── ENTRIES ──

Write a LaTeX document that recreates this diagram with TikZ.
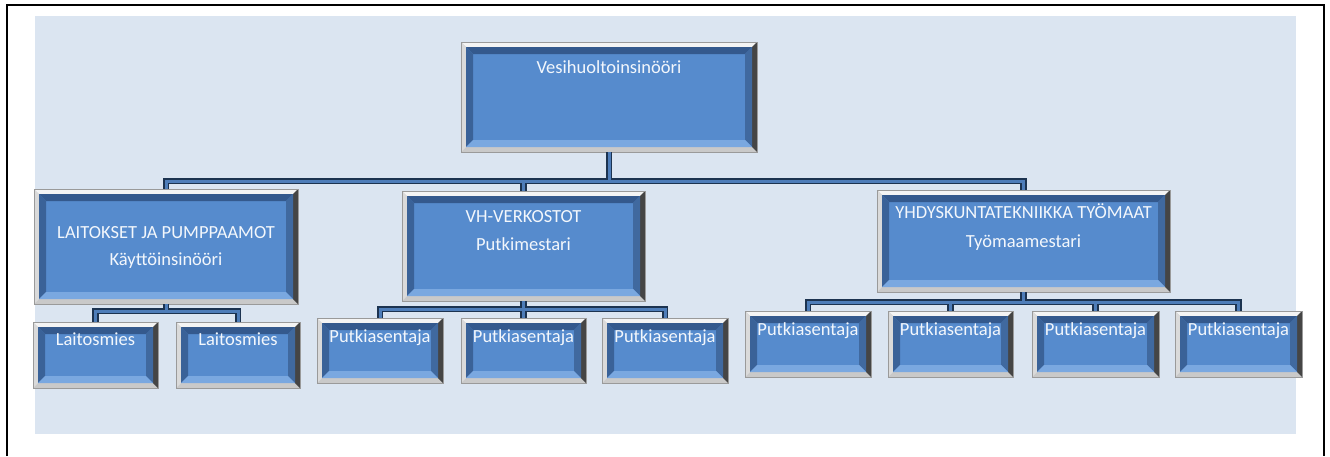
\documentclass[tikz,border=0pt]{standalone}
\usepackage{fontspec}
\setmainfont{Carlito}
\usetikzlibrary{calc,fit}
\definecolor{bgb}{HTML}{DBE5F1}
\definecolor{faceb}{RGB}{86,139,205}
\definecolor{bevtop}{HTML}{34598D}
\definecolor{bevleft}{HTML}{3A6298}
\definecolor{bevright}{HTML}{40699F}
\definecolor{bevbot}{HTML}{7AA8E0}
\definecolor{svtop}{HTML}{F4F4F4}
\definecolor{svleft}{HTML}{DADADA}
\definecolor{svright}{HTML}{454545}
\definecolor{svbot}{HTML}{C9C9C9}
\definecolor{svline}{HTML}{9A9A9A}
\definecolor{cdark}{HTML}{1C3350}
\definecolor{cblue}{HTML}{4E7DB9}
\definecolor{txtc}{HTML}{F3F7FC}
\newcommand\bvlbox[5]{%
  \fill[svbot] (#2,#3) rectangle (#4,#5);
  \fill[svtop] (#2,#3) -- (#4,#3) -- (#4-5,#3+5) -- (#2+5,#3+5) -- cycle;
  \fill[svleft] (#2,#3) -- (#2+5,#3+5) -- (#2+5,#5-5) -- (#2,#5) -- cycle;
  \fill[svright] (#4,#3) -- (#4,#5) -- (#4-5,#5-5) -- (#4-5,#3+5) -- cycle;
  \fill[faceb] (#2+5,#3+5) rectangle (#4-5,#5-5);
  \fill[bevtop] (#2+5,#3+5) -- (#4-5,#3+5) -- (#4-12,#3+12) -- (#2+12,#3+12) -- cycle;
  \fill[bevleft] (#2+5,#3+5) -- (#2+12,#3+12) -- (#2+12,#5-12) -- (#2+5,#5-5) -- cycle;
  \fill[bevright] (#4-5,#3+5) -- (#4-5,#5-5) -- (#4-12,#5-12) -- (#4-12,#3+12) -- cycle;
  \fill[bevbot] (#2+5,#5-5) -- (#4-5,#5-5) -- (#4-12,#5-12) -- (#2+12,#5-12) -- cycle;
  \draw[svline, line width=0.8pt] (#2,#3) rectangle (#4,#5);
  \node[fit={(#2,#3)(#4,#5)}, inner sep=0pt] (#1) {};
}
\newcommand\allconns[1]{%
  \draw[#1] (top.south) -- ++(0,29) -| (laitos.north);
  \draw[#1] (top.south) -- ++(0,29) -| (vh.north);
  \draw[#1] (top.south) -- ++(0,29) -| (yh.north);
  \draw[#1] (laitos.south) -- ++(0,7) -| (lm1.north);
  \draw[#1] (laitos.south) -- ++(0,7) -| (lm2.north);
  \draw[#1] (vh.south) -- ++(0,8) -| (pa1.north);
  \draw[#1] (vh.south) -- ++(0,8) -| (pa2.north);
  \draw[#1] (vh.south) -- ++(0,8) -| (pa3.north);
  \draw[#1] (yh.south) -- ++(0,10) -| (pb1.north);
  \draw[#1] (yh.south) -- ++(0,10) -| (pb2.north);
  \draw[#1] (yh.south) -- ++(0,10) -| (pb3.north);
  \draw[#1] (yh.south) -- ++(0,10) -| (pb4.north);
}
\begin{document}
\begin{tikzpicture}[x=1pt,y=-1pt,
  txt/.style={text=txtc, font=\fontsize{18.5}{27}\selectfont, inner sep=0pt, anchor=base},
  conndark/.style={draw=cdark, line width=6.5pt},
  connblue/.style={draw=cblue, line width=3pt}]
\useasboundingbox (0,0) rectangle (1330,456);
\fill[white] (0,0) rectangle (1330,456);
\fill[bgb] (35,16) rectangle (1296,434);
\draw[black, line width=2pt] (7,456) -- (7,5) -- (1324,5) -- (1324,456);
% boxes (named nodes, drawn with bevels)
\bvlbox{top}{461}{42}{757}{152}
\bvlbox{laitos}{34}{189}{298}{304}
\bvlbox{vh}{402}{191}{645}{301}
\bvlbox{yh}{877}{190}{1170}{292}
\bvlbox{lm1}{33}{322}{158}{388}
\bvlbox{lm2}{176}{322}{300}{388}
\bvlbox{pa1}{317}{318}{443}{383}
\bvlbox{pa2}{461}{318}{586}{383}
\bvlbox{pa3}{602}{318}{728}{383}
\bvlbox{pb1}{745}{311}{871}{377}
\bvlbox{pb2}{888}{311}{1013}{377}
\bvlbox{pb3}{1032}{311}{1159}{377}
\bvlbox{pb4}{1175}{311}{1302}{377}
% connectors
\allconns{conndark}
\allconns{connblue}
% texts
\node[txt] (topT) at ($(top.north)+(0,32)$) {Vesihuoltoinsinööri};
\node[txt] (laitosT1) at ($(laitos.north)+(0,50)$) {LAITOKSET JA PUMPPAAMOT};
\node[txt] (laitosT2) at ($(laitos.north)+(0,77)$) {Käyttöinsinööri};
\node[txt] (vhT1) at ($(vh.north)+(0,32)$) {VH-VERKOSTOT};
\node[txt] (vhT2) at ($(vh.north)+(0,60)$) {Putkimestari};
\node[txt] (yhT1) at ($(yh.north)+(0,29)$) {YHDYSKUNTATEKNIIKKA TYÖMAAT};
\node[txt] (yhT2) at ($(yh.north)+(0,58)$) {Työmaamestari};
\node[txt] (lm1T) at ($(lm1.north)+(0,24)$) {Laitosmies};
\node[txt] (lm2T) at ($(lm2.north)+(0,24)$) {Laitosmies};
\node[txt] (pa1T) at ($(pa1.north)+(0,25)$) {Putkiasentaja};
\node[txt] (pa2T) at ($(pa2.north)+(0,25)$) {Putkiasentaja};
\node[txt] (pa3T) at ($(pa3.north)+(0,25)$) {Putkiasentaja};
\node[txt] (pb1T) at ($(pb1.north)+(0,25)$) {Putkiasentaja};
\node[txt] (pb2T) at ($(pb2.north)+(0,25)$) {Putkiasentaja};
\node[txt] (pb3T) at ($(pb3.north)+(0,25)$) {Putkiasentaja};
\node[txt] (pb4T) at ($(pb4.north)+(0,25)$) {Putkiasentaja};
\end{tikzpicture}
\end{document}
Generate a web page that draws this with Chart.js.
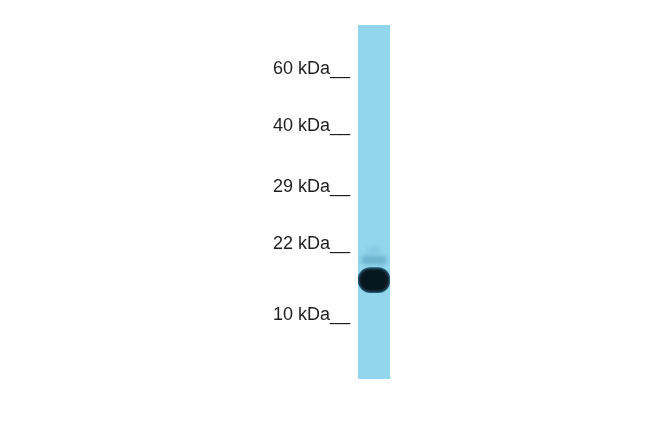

───
── ENTRIES ──

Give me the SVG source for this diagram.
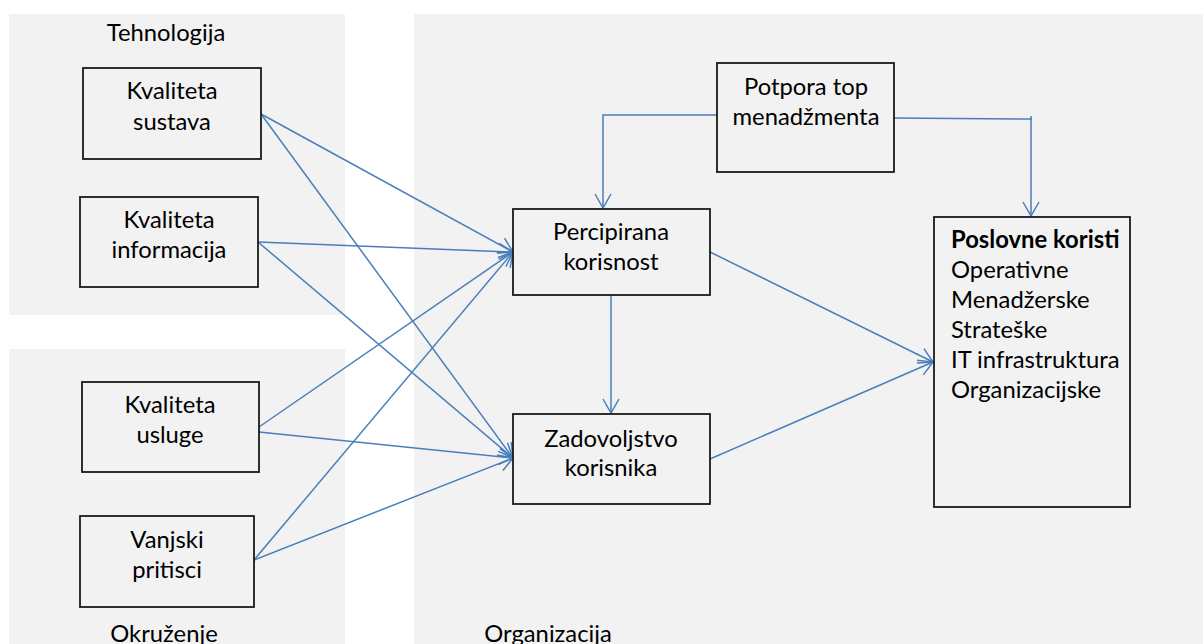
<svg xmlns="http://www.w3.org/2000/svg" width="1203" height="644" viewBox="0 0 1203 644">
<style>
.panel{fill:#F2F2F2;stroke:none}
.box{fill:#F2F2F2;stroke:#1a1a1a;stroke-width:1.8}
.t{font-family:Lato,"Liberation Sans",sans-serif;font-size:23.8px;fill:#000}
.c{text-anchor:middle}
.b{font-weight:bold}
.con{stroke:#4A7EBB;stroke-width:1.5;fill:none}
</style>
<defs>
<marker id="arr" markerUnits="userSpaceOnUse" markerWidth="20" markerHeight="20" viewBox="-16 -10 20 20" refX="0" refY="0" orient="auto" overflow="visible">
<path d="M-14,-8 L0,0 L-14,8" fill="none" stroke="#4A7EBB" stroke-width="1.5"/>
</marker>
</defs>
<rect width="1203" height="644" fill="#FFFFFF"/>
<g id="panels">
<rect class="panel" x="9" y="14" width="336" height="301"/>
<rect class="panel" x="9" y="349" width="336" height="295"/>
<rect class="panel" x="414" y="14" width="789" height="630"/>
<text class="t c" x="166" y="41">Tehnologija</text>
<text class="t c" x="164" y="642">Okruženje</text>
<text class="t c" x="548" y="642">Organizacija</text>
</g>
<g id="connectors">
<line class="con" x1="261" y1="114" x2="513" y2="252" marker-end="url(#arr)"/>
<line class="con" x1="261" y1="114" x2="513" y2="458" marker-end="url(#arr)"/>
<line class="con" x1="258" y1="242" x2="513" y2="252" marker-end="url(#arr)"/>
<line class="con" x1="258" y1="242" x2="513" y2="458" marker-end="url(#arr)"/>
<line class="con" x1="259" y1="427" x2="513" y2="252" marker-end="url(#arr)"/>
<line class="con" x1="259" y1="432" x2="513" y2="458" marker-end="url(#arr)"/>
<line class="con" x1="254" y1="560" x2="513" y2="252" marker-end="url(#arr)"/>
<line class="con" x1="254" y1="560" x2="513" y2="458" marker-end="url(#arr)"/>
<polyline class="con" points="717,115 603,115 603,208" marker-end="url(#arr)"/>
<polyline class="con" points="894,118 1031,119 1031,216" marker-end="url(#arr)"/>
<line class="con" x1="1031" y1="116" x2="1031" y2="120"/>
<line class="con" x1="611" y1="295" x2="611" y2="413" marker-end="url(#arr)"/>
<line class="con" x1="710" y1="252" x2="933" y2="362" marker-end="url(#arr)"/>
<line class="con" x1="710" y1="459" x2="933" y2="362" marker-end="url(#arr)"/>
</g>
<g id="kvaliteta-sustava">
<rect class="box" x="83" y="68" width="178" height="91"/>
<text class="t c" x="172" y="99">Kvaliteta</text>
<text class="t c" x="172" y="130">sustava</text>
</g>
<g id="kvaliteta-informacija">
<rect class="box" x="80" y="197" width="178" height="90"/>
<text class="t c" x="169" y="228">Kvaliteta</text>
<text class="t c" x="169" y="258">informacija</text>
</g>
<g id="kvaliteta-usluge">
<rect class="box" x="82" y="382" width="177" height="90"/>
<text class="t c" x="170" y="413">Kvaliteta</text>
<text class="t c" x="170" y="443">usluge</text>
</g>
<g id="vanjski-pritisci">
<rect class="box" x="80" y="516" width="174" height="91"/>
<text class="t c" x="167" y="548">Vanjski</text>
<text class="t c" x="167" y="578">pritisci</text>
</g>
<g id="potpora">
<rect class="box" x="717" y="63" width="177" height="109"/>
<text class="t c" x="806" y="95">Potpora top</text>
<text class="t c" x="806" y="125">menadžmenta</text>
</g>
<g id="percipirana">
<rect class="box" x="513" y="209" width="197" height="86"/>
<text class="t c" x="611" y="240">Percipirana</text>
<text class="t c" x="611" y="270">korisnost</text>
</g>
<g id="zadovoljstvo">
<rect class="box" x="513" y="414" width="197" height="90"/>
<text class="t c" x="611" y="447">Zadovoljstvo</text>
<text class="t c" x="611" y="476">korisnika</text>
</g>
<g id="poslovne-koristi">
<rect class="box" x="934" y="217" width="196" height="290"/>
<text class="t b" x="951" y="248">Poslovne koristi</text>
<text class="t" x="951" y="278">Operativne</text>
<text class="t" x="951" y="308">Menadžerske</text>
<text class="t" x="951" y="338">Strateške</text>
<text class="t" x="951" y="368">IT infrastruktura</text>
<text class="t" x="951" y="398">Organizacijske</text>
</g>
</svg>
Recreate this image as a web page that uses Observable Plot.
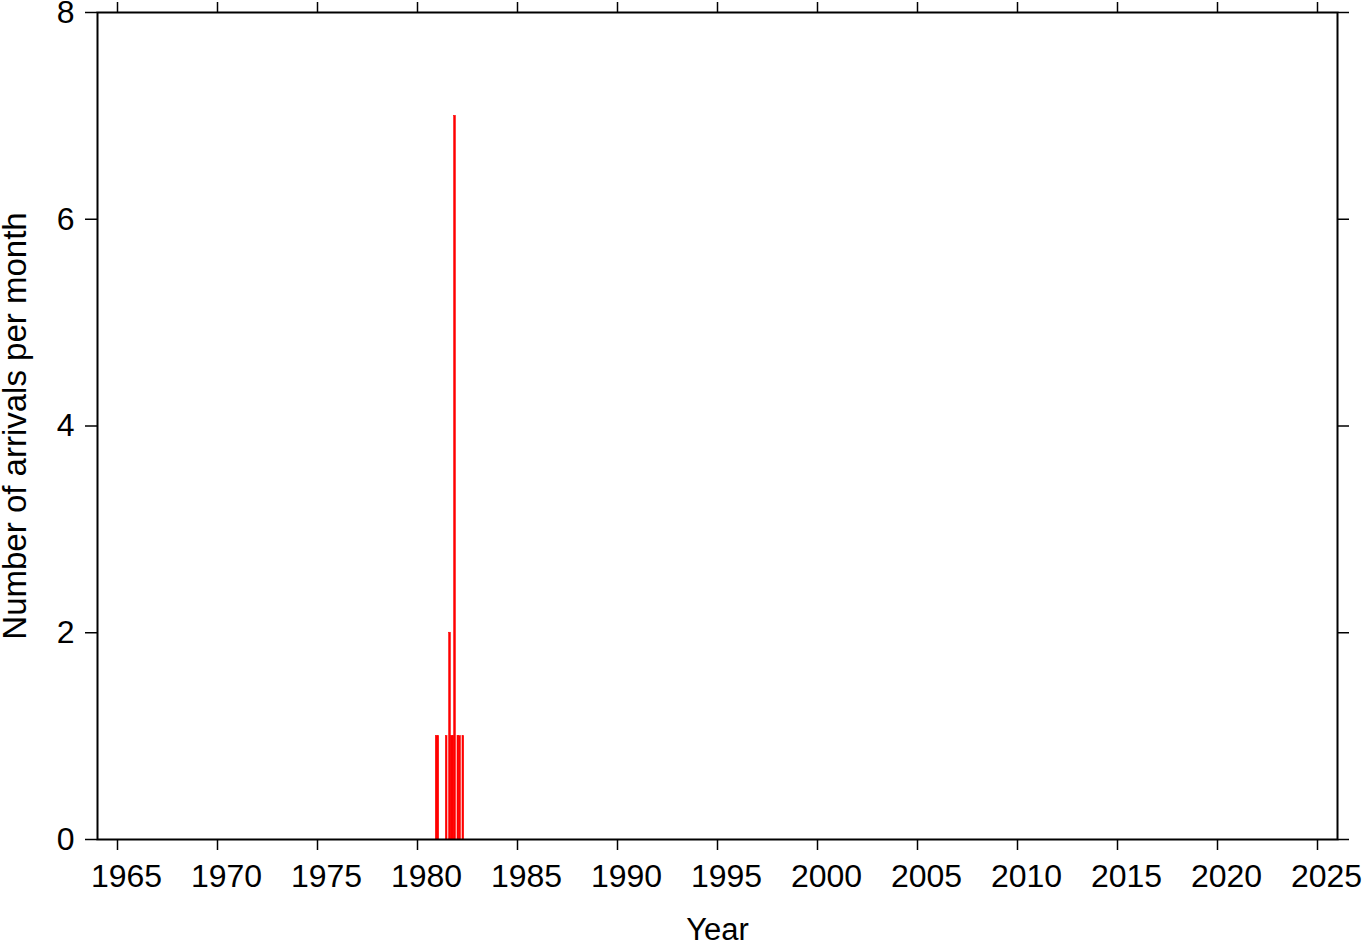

───

▶ [TO BE DONE] Collect each line above holding the string "this".

▶ [RESPONSE TO THE TASK]
Write a LaTeX document that recreates this diagram with TikZ.
Generate a web page that draws this with Chart.js.
Give me the SVG source for this diagram.
Recreate this image as a web page that uses Observable Plot.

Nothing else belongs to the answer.